◆ **Direction**
From the entries below, copy out every line with "this" in it.

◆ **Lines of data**
-- Start --

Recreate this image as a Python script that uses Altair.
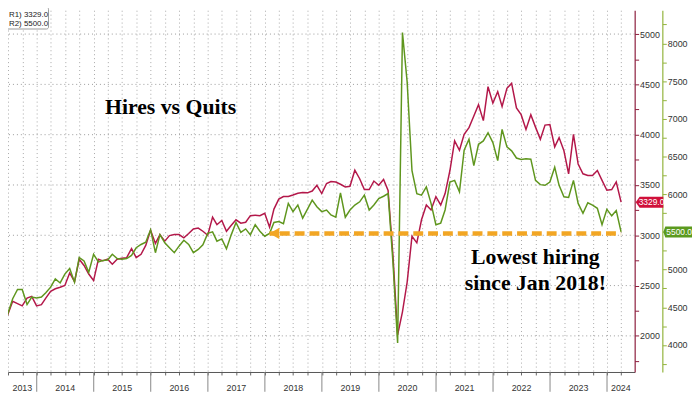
import altair as alt
import pandas as pd

# ---------------- data ----------------
months = pd.period_range("2013-04", "2024-03", freq="M").strftime("%Y-%m").tolist()

quits = [  # R1, thousands
    2278, 2256, 2213, 2344, 2321, 2298, 2376, 2393, 2298,
    2311, 2376, 2442, 2468, 2484, 2501, 2625, 2540, 2762, 2700, 2615, 2550,
    2762, 2746, 2762, 2713, 2762, 2772, 2778, 2867, 2778, 2811, 2899, 3049,
    2919, 3007, 2942, 2997, 3007, 3007, 2974, 3017, 3063, 3072, 3040, 3000,
    3180, 3105, 3147, 3040, 3100, 3154, 3121, 3130, 3195, 3200, 3195, 3219,
    3080, 3260, 3360, 3385, 3386, 3400, 3418, 3425, 3422, 3440, 3497, 3415,
    3515, 3535, 3530, 3507, 3481, 3487, 3647, 3562, 3455, 3455, 3539, 3497,
    3555, 3445, 2800, 2010, 2239, 2533, 2990, 2925, 3154, 3301, 3252, 3383,
    3301, 3415, 3644, 3938, 3845, 4003, 4070, 4185, 4297, 4140, 4477, 4314,
    4428, 4281, 4461, 4510, 4265, 4199, 4052, 4199, 4075, 3954, 4095, 4101,
    3879, 3971, 3840, 3611, 4003, 3709, 3611, 3595, 3595, 3644, 3546, 3448,
    3454, 3530, 3329,
]
hires = [  # R2, thousands
    4667, 4593, 4418, 4614, 4736, 4736, 4536, 4636, 4623,
    4636, 4693, 4767, 4876, 4823, 4941, 5015, 4832, 5159, 5115, 4963, 5203,
    5102, 5120, 5128, 5203, 5146, 5137, 5146, 5189, 5290, 5333, 5364, 5529,
    5224, 5464, 5355, 5290, 5224, 5311, 5390, 5333, 5224, 5268, 5330, 5480,
    5500, 5377, 5407, 5276, 5464, 5625, 5495, 5540, 5460, 5595, 5508, 5443,
    5480, 5625, 5638, 5608, 5878, 5769, 5856, 5682, 5800, 5921, 5834, 5769,
    5790, 5725, 5695, 6017, 5695, 5790, 5856, 5899, 5987, 5790, 5856, 5943,
    5973, 6008, 5100, 4026, 8143, 7490, 6313, 6008, 5987, 6096, 5878, 5595,
    5617, 5791, 6161, 6183, 6031, 6584, 6728, 6379, 6662, 6706, 6815, 6684,
    6445, 6859, 6628, 6575, 6480, 6460, 6470, 6465, 6183, 6127, 6118, 6161,
    6357, 6118, 5965, 5957, 6183, 5878, 5748, 5887, 5856, 5813, 5595, 5800,
    5713, 5783, 5500,
]
r1_ticks = list(range(1750, 5001, 250))
r2_ticks = list(range(3750, 8251, 250))
grid_levels = [2000, 2500, 3000, 3500, 4000, 4500, 5000]
years = list(range(2013, 2025))
arrow_month = "2018-01"

# ---------------- frames ----------------
df = pd.DataFrame({"month": months, "quits": quits, "hires": hires})
df["date"] = pd.to_datetime(df["month"]) + pd.offsets.MonthEnd(0)
last = df.tail(1).copy()

x_start = pd.Timestamp("2013-07-01")
x_end = pd.Timestamp("2024-06-26")

quarters = [pd.Timestamp(year=y, month=m, day=1) for y in range(2013, 2025) for m in (1, 4, 7, 10)]
quarters = [q for q in quarters if x_start <= q <= x_end]

sep_df = pd.DataFrame({"date": [pd.Timestamp(year=y, month=1, day=1) for y in years if y > 2013]})
lab_rows = []
for y in years:
    a = max(pd.Timestamp(year=y, month=1, day=1), x_start)
    b = min(pd.Timestamp(year=y + 1, month=1, day=1), x_end)
    lab_rows.append({"date": a + (b - a) / 2, "label": str(y)})
lab_df = pd.DataFrame(lab_rows)

arrow_start = df.loc[df["month"] == arrow_month].iloc[0]
arrow_df = pd.DataFrame({
    "date": [arrow_start["date"]],
    "date2": [df["date"].iloc[-1]],
    "level": [arrow_start["hires"]],
})

RED = "#b3184a"
RED_BOX = "#d0103a"
GREEN = "#5f961e"
GREEN_BOX = "#5b9a1e"
ORANGE = "#f2a624"

xscale = alt.Scale(domain=[alt.DateTime(year=2013, month=7, date=1),
                           alt.DateTime(year=2024, month=6, date=26)])
xaxis = alt.Axis(
    values=[alt.DateTime(year=q.year, month=q.month, date=1) for q in quarters],
    labels=False, ticks=True, tickSize=3, tickColor="#666",
    grid=True, gridColor="#a8a8a8", gridDash=[1, 3], gridWidth=1,
    domainColor="#555", title=None,
)
r1scale = alt.Scale(domain=[1641, 5237], nice=False, zero=False)
r2scale = alt.Scale(domain=[3642, 8440], nice=False, zero=False)

# labels every 500; a label hidden under the last-value box is left out
lbl1 = f"datum.value % 500 == 0 && abs(datum.value - {quits[-1]}) > 120 ? datum.label : ''"
lbl2 = f"datum.value % 500 == 0 && abs(datum.value - {hires[-1]}) > 160 ? datum.label : ''"
r1axis = alt.Axis(orient="right", values=r1_ticks, format="d", labelExpr=lbl1,
                  domainColor="#8c1c3c", tickColor="#8c1c3c", tickSize=4, domainWidth=1.2,
                  labelColor="#333", labelFont="Liberation Sans", labelFontSize=9,
                  labelPadding=1, labelOverlap=False, grid=False, title=None)
r2axis = alt.Axis(orient="right", offset=28, values=r2_ticks, format="d", labelExpr=lbl2,
                  domainColor="#93b43c", tickColor="#93b43c", tickSize=4, domainWidth=1.2,
                  labelColor="#333", labelFont="Liberation Sans", labelFontSize=9,
                  labelPadding=1, labelOverlap=False, grid=False, title=None)

X = alt.X("date:T", scale=xscale, axis=xaxis)


def Y1(field):
    return alt.Y(field, scale=r1scale, axis=r1axis)


def Y2(field):
    return alt.Y(field, scale=r2scale, axis=r2axis)


# ---------- R1 group (quits) ----------
hgrid = alt.Chart(pd.DataFrame({"level": grid_levels})).mark_rule(
    color="#9a9a9a", strokeDash=[1, 3], strokeWidth=1
).encode(y=Y1("level:Q"))

red_line = alt.Chart(df).mark_line(color=RED, strokeWidth=1.5, clip=True).encode(
    x=X, y=Y1("quits:Q"))
BOX1 = "M-1.33,0L-1,-0.46L1,-0.46L1,0.46L-1,0.46Z"
red_box = alt.Chart(last).mark_point(shape=BOX1, size=576, filled=True, color=RED_BOX,
                                     opacity=1, strokeWidth=0).encode(
    x=alt.value(651), y=Y1("quits:Q"))
red_txt = alt.Chart(last).mark_text(color="white", font="Liberation Sans", fontSize=8.5).encode(
    x=alt.value(651), y=Y1("quits:Q"), text=alt.Text("quits:Q", format=".1f"))

r1 = alt.layer(hgrid, red_line, red_box, red_txt)

# ---------- R2 group (hires) ----------
green_line = alt.Chart(df).mark_line(color=GREEN, strokeWidth=1.5, clip=True).encode(
    x=X, y=Y2("hires:Q"))
arrow_rule = alt.Chart(arrow_df).mark_rule(color=ORANGE, strokeWidth=4.5,
                                           strokeDash=[10, 5], strokeDashOffset=4.6).encode(
    x=X, x2="date2:T", y=Y2("level:Q"))
arrow_head = alt.Chart(arrow_df).mark_point(shape="triangle-left", size=130, filled=True,
                                            color=ORANGE, opacity=1, xOffset=4.9).encode(
    x=X, y=Y2("level:Q"))
BOX2 = "M-1.15,0L-1,-0.41L1,-0.41L1,0.41L-1,0.41Z"
green_box = alt.Chart(last).mark_point(shape=BOX2, size=729, filled=True, color=GREEN_BOX,
                                       opacity=1, strokeWidth=0).encode(
    x=alt.value(678.5), y=Y2("hires:Q"))
green_txt = alt.Chart(last).mark_text(color="white", font="Liberation Sans", fontSize=8.5).encode(
    x=alt.value(679), y=Y2("hires:Q"), text=alt.Text("hires:Q", format=".1f"))

r2 = alt.layer(green_line, arrow_rule, arrow_head, green_box, green_txt)

# ---------- x axis decorations ----------
seps = alt.Chart(sep_df).mark_rule(color="#888", strokeWidth=1).encode(
    x=X, y=alt.value(366), y2=alt.value(386))
ylabels = alt.Chart(lab_df).mark_text(font="Liberation Sans", fontSize=9, color="#333").encode(
    x=X, y=alt.value(382), text="label:N")


# ---------- annotations ----------
def label(txt, x, y, size=22, color="black", font="Liberation Serif", weight="bold",
          align="center"):
    return alt.Chart(pd.DataFrame({"t": [txt]})).mark_text(
        font=font, fontWeight=weight, fontSize=size, color=color,
        baseline="alphabetic", align=align,
    ).encode(x=alt.value(x), y=alt.value(y), text="t:N")


title = label("Hires vs Quits", 164.5, 105)
low1 = label("Lowest hiring", 533.5, 257)
low2 = label("since Jan 2018!", 533.5, 283)

legend_box = alt.Chart(pd.DataFrame({"a": [0]})).mark_rect(
    fill="white", stroke="#9a9a9a", strokeWidth=1, cornerRadius=2
).encode(x=alt.value(-4), x2=alt.value(41), y=alt.value(-3), y2=alt.value(19))
leg1 = label(f"R1) {quits[-1]:.1f}", 1, 7, size=8, color="#222",
             font="Liberation Sans", weight="normal", align="left")
leg2 = label(f"R2) {hires[-1]:.1f}", 1, 16, size=8, color="#222",
             font="Liberation Sans", weight="normal", align="left")

chart = alt.layer(
    r1, r2, seps, ylabels,
    title, low1, low2,
    legend_box, leg1, leg2,
).resolve_scale(y="independent").properties(
    width=634, height=366,
    autosize=alt.AutoSizeParams(type="none"),
    padding={"left": 0, "top": 0, "right": 58, "bottom": 20},
    background="white",
).configure_view(stroke=None)

chart.save("out.html", embed_options={"renderer": "svg", "actions": False})
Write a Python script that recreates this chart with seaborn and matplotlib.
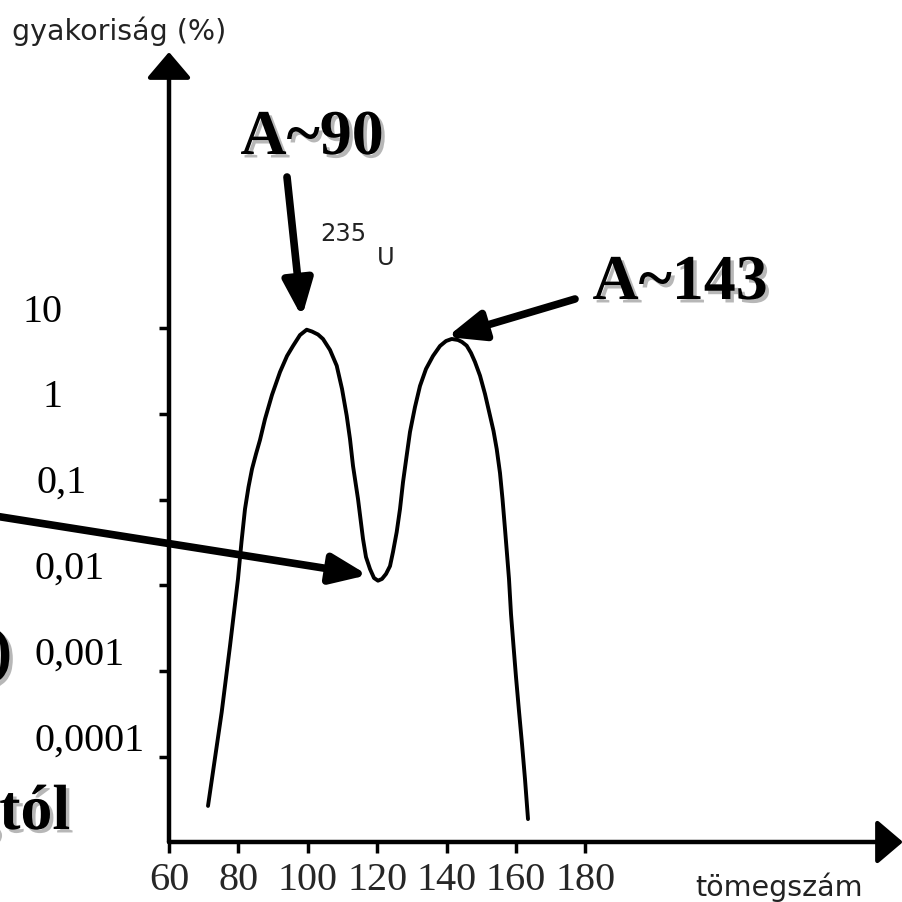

-- End --

◆ **Response**
Recreate this image as a Python script that uses Altair.
Write a Python script that recreates this chart with seaborn and matplotlib.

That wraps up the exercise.